Write out every entry word for word.

[START OF DATA PROVIDED]

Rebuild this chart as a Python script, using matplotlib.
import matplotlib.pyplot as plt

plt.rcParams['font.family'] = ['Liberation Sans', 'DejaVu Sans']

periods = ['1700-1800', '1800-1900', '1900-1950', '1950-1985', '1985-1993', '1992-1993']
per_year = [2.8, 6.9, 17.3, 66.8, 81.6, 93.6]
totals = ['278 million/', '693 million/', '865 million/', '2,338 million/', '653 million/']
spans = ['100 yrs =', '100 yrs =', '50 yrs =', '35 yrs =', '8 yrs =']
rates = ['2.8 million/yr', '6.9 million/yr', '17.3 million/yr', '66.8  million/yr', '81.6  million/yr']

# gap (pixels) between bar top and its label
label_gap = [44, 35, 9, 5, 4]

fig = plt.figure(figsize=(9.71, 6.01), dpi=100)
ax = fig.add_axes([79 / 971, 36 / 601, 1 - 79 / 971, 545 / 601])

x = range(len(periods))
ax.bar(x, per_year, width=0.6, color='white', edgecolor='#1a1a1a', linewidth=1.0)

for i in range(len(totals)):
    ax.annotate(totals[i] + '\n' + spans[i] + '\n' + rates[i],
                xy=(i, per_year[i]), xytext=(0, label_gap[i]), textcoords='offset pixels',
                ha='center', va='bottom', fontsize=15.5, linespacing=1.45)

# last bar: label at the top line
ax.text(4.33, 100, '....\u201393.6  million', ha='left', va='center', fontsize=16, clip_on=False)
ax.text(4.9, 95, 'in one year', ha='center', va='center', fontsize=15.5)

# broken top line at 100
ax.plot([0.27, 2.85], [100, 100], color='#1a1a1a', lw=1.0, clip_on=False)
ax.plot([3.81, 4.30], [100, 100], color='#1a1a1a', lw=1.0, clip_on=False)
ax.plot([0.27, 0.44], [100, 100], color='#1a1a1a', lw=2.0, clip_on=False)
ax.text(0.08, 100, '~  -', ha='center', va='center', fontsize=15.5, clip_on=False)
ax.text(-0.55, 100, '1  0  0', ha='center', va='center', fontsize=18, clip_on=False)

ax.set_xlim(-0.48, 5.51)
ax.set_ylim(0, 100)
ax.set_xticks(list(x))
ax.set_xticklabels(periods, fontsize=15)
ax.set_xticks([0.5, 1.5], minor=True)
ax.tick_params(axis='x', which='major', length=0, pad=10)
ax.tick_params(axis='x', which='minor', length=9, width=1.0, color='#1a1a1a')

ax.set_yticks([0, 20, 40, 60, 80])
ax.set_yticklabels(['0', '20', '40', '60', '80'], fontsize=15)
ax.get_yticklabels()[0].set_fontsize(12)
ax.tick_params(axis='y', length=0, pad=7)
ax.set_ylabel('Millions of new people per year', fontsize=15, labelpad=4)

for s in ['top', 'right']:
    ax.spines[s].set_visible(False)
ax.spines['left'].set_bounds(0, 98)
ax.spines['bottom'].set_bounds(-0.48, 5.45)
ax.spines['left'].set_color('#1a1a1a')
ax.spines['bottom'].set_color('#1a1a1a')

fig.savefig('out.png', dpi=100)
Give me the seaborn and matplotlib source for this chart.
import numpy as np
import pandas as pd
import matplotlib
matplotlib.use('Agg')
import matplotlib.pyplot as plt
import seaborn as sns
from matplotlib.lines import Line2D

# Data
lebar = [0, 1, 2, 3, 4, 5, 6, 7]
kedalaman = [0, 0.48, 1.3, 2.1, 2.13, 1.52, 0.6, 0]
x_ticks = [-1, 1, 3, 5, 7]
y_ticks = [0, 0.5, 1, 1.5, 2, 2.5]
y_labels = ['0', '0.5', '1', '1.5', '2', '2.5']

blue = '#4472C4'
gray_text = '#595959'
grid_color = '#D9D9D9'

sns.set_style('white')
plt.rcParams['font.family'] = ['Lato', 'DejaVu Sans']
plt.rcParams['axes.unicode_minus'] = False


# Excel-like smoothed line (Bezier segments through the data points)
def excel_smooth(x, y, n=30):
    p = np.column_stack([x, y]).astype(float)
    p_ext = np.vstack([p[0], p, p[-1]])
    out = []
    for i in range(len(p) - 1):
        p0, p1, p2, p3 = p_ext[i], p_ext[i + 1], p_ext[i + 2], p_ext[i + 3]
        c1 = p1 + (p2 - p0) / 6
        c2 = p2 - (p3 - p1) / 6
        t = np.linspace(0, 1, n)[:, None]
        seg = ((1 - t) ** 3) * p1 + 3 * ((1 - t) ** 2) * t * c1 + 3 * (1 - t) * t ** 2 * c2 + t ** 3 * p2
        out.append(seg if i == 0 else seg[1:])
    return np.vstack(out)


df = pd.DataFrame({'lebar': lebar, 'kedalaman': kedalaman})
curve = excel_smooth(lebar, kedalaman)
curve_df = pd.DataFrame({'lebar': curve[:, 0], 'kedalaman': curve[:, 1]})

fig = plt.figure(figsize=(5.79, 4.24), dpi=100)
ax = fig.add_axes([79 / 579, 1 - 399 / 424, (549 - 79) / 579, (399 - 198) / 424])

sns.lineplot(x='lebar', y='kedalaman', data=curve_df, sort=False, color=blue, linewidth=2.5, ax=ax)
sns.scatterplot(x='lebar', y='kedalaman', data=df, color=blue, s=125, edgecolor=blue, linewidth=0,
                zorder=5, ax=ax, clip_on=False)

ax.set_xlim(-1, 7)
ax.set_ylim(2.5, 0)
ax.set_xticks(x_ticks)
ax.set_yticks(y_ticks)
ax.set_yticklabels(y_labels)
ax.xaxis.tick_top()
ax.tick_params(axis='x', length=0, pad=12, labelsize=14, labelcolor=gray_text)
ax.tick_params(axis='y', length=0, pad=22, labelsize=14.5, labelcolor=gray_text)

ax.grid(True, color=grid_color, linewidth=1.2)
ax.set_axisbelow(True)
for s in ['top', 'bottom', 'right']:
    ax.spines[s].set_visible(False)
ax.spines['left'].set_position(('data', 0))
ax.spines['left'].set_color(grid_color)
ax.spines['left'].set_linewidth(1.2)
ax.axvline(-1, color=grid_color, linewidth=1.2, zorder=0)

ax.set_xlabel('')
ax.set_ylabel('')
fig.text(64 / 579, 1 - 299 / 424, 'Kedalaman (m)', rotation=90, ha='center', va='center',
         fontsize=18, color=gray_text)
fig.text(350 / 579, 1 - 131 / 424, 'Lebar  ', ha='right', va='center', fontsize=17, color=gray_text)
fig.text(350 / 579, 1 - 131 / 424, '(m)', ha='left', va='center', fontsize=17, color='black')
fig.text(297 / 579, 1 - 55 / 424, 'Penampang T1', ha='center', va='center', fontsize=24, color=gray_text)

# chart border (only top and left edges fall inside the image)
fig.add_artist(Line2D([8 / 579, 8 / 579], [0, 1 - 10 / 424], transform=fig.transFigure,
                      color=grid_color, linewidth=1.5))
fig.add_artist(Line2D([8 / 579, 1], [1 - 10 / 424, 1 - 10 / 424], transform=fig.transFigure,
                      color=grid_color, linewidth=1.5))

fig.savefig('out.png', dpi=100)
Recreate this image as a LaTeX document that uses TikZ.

[END OF DATA PROVIDED]

### ANSWER IN FULL
Rebuild this chart as a Python script, using matplotlib.
import matplotlib.pyplot as plt

plt.rcParams['font.family'] = ['Liberation Sans', 'DejaVu Sans']

periods = ['1700-1800', '1800-1900', '1900-1950', '1950-1985', '1985-1993', '1992-1993']
per_year = [2.8, 6.9, 17.3, 66.8, 81.6, 93.6]
totals = ['278 million/', '693 million/', '865 million/', '2,338 million/', '653 million/']
spans = ['100 yrs =', '100 yrs =', '50 yrs =', '35 yrs =', '8 yrs =']
rates = ['2.8 million/yr', '6.9 million/yr', '17.3 million/yr', '66.8  million/yr', '81.6  million/yr']

# gap (pixels) between bar top and its label
label_gap = [44, 35, 9, 5, 4]

fig = plt.figure(figsize=(9.71, 6.01), dpi=100)
ax = fig.add_axes([79 / 971, 36 / 601, 1 - 79 / 971, 545 / 601])

x = range(len(periods))
ax.bar(x, per_year, width=0.6, color='white', edgecolor='#1a1a1a', linewidth=1.0)

for i in range(len(totals)):
    ax.annotate(totals[i] + '\n' + spans[i] + '\n' + rates[i],
                xy=(i, per_year[i]), xytext=(0, label_gap[i]), textcoords='offset pixels',
                ha='center', va='bottom', fontsize=15.5, linespacing=1.45)

# last bar: label at the top line
ax.text(4.33, 100, '....\u201393.6  million', ha='left', va='center', fontsize=16, clip_on=False)
ax.text(4.9, 95, 'in one year', ha='center', va='center', fontsize=15.5)

# broken top line at 100
ax.plot([0.27, 2.85], [100, 100], color='#1a1a1a', lw=1.0, clip_on=False)
ax.plot([3.81, 4.30], [100, 100], color='#1a1a1a', lw=1.0, clip_on=False)
ax.plot([0.27, 0.44], [100, 100], color='#1a1a1a', lw=2.0, clip_on=False)
ax.text(0.08, 100, '~  -', ha='center', va='center', fontsize=15.5, clip_on=False)
ax.text(-0.55, 100, '1  0  0', ha='center', va='center', fontsize=18, clip_on=False)

ax.set_xlim(-0.48, 5.51)
ax.set_ylim(0, 100)
ax.set_xticks(list(x))
ax.set_xticklabels(periods, fontsize=15)
ax.set_xticks([0.5, 1.5], minor=True)
ax.tick_params(axis='x', which='major', length=0, pad=10)
ax.tick_params(axis='x', which='minor', length=9, width=1.0, color='#1a1a1a')

ax.set_yticks([0, 20, 40, 60, 80])
ax.set_yticklabels(['0', '20', '40', '60', '80'], fontsize=15)
ax.get_yticklabels()[0].set_fontsize(12)
ax.tick_params(axis='y', length=0, pad=7)
ax.set_ylabel('Millions of new people per year', fontsize=15, labelpad=4)

for s in ['top', 'right']:
    ax.spines[s].set_visible(False)
ax.spines['left'].set_bounds(0, 98)
ax.spines['bottom'].set_bounds(-0.48, 5.45)
ax.spines['left'].set_color('#1a1a1a')
ax.spines['bottom'].set_color('#1a1a1a')

fig.savefig('out.png', dpi=100)
Give me the seaborn and matplotlib source for this chart.
import numpy as np
import pandas as pd
import matplotlib
matplotlib.use('Agg')
import matplotlib.pyplot as plt
import seaborn as sns
from matplotlib.lines import Line2D

# Data
lebar = [0, 1, 2, 3, 4, 5, 6, 7]
kedalaman = [0, 0.48, 1.3, 2.1, 2.13, 1.52, 0.6, 0]
x_ticks = [-1, 1, 3, 5, 7]
y_ticks = [0, 0.5, 1, 1.5, 2, 2.5]
y_labels = ['0', '0.5', '1', '1.5', '2', '2.5']

blue = '#4472C4'
gray_text = '#595959'
grid_color = '#D9D9D9'

sns.set_style('white')
plt.rcParams['font.family'] = ['Lato', 'DejaVu Sans']
plt.rcParams['axes.unicode_minus'] = False


# Excel-like smoothed line (Bezier segments through the data points)
def excel_smooth(x, y, n=30):
    p = np.column_stack([x, y]).astype(float)
    p_ext = np.vstack([p[0], p, p[-1]])
    out = []
    for i in range(len(p) - 1):
        p0, p1, p2, p3 = p_ext[i], p_ext[i + 1], p_ext[i + 2], p_ext[i + 3]
        c1 = p1 + (p2 - p0) / 6
        c2 = p2 - (p3 - p1) / 6
        t = np.linspace(0, 1, n)[:, None]
        seg = ((1 - t) ** 3) * p1 + 3 * ((1 - t) ** 2) * t * c1 + 3 * (1 - t) * t ** 2 * c2 + t ** 3 * p2
        out.append(seg if i == 0 else seg[1:])
    return np.vstack(out)


df = pd.DataFrame({'lebar': lebar, 'kedalaman': kedalaman})
curve = excel_smooth(lebar, kedalaman)
curve_df = pd.DataFrame({'lebar': curve[:, 0], 'kedalaman': curve[:, 1]})

fig = plt.figure(figsize=(5.79, 4.24), dpi=100)
ax = fig.add_axes([79 / 579, 1 - 399 / 424, (549 - 79) / 579, (399 - 198) / 424])

sns.lineplot(x='lebar', y='kedalaman', data=curve_df, sort=False, color=blue, linewidth=2.5, ax=ax)
sns.scatterplot(x='lebar', y='kedalaman', data=df, color=blue, s=125, edgecolor=blue, linewidth=0,
                zorder=5, ax=ax, clip_on=False)

ax.set_xlim(-1, 7)
ax.set_ylim(2.5, 0)
ax.set_xticks(x_ticks)
ax.set_yticks(y_ticks)
ax.set_yticklabels(y_labels)
ax.xaxis.tick_top()
ax.tick_params(axis='x', length=0, pad=12, labelsize=14, labelcolor=gray_text)
ax.tick_params(axis='y', length=0, pad=22, labelsize=14.5, labelcolor=gray_text)

ax.grid(True, color=grid_color, linewidth=1.2)
ax.set_axisbelow(True)
for s in ['top', 'bottom', 'right']:
    ax.spines[s].set_visible(False)
ax.spines['left'].set_position(('data', 0))
ax.spines['left'].set_color(grid_color)
ax.spines['left'].set_linewidth(1.2)
ax.axvline(-1, color=grid_color, linewidth=1.2, zorder=0)

ax.set_xlabel('')
ax.set_ylabel('')
fig.text(64 / 579, 1 - 299 / 424, 'Kedalaman (m)', rotation=90, ha='center', va='center',
         fontsize=18, color=gray_text)
fig.text(350 / 579, 1 - 131 / 424, 'Lebar  ', ha='right', va='center', fontsize=17, color=gray_text)
fig.text(350 / 579, 1 - 131 / 424, '(m)', ha='left', va='center', fontsize=17, color='black')
fig.text(297 / 579, 1 - 55 / 424, 'Penampang T1', ha='center', va='center', fontsize=24, color=gray_text)

# chart border (only top and left edges fall inside the image)
fig.add_artist(Line2D([8 / 579, 8 / 579], [0, 1 - 10 / 424], transform=fig.transFigure,
                      color=grid_color, linewidth=1.5))
fig.add_artist(Line2D([8 / 579, 1], [1 - 10 / 424, 1 - 10 / 424], transform=fig.transFigure,
                      color=grid_color, linewidth=1.5))

fig.savefig('out.png', dpi=100)
Recreate this image as a LaTeX document that uses TikZ.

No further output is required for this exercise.